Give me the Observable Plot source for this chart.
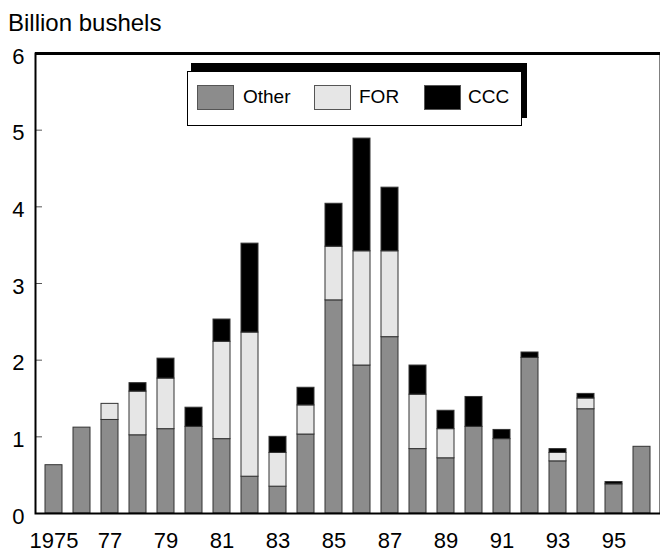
<!DOCTYPE html>
<html><head><meta charset="utf-8">
<script src="https://cdn.jsdelivr.net/npm/d3@7"></script>
<script src="https://cdn.jsdelivr.net/npm/@observablehq/plot@0.6"></script>
<style>
body{margin:0;background:#fff;font-family:"Liberation Sans",Arial,Helvetica,sans-serif;}
#wrap{position:relative;width:660px;height:552px;overflow:hidden;}
#wrap svg{position:absolute;left:0;top:0;}
#title{position:absolute;left:8px;top:9px;font-size:24px;color:#000;white-space:nowrap;}
#shadow{position:absolute;left:191px;top:63px;width:336px;height:55px;background:#000;}
#legend{position:absolute;left:187px;top:71px;width:333px;height:53px;background:#fff;border:1px solid #000;}
.sw{position:absolute;top:13px;width:35px;height:23px;border:1px solid #555;}
.lt{position:absolute;top:14px;font-size:19px;line-height:22px;color:#000;}
</style></head><body>
<div id="wrap">
  <div id="title">Billion bushels</div>
</div>
<script>
const years = ["1975","1976","1977","1978","1979","1980","1981","1982","1983","1984","1985","1986","1987","1988","1989","1990","1991","1992","1993","1994","1995","1996"];
const other = [0.63,1.12,1.22,1.02,1.10,1.13,0.97,0.48,0.35,1.03,2.78,1.93,2.30,0.84,0.72,1.13,0.97,2.03,0.68,1.36,0.38,0.87];
const forValues = [0,0,0.21,0.57,0.66,0,1.27,1.88,0.44,0.38,0.70,1.49,1.12,0.71,0.38,0,0,0,0.11,0.14,0,0];
const ccc = [0,0,0,0.11,0.26,0.25,0.29,1.16,0.21,0.23,0.56,1.47,0.83,0.38,0.24,0.39,0.12,0.07,0.05,0.06,0.03,0];
const seriesNames = ["Other","FOR","CCC"];
const seriesColors = ["#8c8c8c","#e6e6e6","#000000"];
const xTickYears = ["1975","1977","1979","1981","1983","1985","1987","1989","1991","1993","1995"];
const yTicks = [0,1,2,3,4,5,6];
const innerTicks = [1,2,3,4,5];

const seriesValues = [other, forValues, ccc];
const rows = [];
seriesNames.forEach((s, si) => {
  years.forEach((y, i) => {
    const v = seriesValues[si][i];
    if (v > 0) rows.push({year: y, series: s, value: v});
  });
});

const W = 660, H = 552, mL = 35, mR = 0, mT = 53, mB = 39;

const chart = Plot.plot({
  width: W, height: H,
  marginLeft: mL, marginRight: mR, marginTop: mT, marginBottom: mB,
  style: {fontFamily: "'Liberation Sans', Arial, Helvetica, sans-serif", background: "#fff", color: "#000"},
  x: {domain: years, paddingInner: 0.4, paddingOuter: 0.21, align: 0.5},
  y: {domain: [0, 6]},
  color: {domain: seriesNames, range: seriesColors},
  marks: [
    Plot.barY(rows, {x: "year", y: "value", fill: "series", order: seriesNames, stroke: "#333", strokeWidth: 1}),
    Plot.ruleY(innerTicks, {stroke: "#555", strokeWidth: 1, insetRight: (W - mL - mR) - 7}),
    Plot.frame({stroke: "#000", strokeWidth: 2}),
    Plot.ruleY([6], {stroke: "#000", strokeWidth: 3}),
    Plot.axisX({ticks: xTickYears, tickSize: 0, tickPadding: 19, fontSize: 22, label: null,
      tickFormat: d => d === "1975" ? d : d.slice(2)}),
    Plot.axisY({ticks: yTicks, tickSize: 0, tickPadding: 11, fontSize: 22, dy: 3, label: null,
      tickFormat: d => String(d)})
  ]
});
const wrap = document.getElementById("wrap");
wrap.insertBefore(chart, wrap.firstChild);

// legend
const shadow = document.createElement("div"); shadow.id = "shadow"; wrap.appendChild(shadow);
const legend = document.createElement("div"); legend.id = "legend"; wrap.appendChild(legend);
const swX = [9, 126, 236];
const txX = [55, 171, 280];
seriesNames.forEach((s, i) => {
  const sw = document.createElement("div");
  sw.className = "sw"; sw.style.left = swX[i] + "px"; sw.style.background = seriesColors[i];
  legend.appendChild(sw);
  const t = document.createElement("div");
  t.className = "lt"; t.style.left = txX[i] + "px"; t.textContent = s;
  legend.appendChild(t);
});
</script>
</body></html>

#### WHAT NEEDS TO BE DONE:
Copy every line above that holds the word "chart".

#### ANSWER FOR THIS EXERCISE:
Give me the Observable Plot source for this chart.
const chart = Plot.plot({
wrap.insertBefore(chart, wrap.firstChild);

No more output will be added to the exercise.